Hedland built the 16-ton cutter Mystery, at Point Walter on the banks of the Swan River. As its master, he was involved in shipping cargo for the earliest European settlers in the North-West. In early 1863, Hedland discovered the landing at Butcher Inlet (named after the harbour master at Albany) in Tien Tsin (known later as Cossack). That April, the Mystery ran aground in a natural harbour as Hedland searched for a suitable location for a port suitable for the pastoral industry. (While Dutch mariners had visited the area as early as 1628, there is no evidence that they saw the harbour.) Hedland also noted Mystery Landing, in the estuary of the De Grey River, which was named after his cutter.

He operated his small ship, named Mystery, along the North-West coast and made frequent journeys to and from Fremantle to ship cargo for settlers.

In January 1871, Hedland and three other mariners were tried on charges of forcing Aboriginal people to work for them. They were acquitted following a trial at Geraldton in March.
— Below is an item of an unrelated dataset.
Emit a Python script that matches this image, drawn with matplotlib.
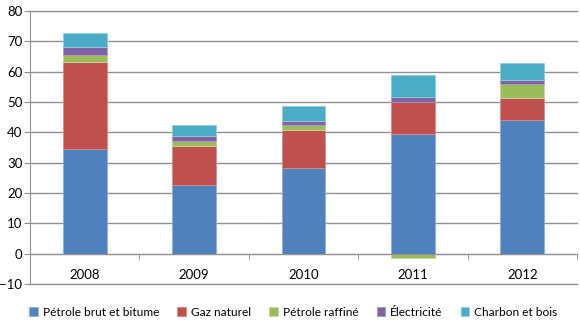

He was allegedly killed near Lagrange Bay in 1881, by Aboriginal people. His remains, and that of his companion were located on an island near Roebuck Bay. There was evidence to show that after his murder the Aboriginal people who attacked him sank his schooner and stole his dingy which they used to escape to the mainland. Hedland was survived by his wife and 11 children.

== Memorials ==

The natural harbour and later town of Port Hedland were named after Hedland, after he became the first European to describe the natural harbour, in June 1863. Port Hedland is known by the Indigenous Kariyarra and Nyamal people as Marapikurrinya, which either means "place of good water" (as told by a Nyamal language speaker) and makes reference to the three reliable fresh water soaks that can still be seen in and around the town, or as the town council's website says "refers to the hand like formation of the tidal creeks coming off the harbour (marra - hand, pikurri - pointing straight and nya - a place name marker)". According to Dreamtime legend, there was a huge blind water snake living in the landlocked area of water known as Jalkawarrinya. This landlocked area is now the turning basin for the ships that enter the port and as the story goes, "the coming of the big ships meant it was unable to stay".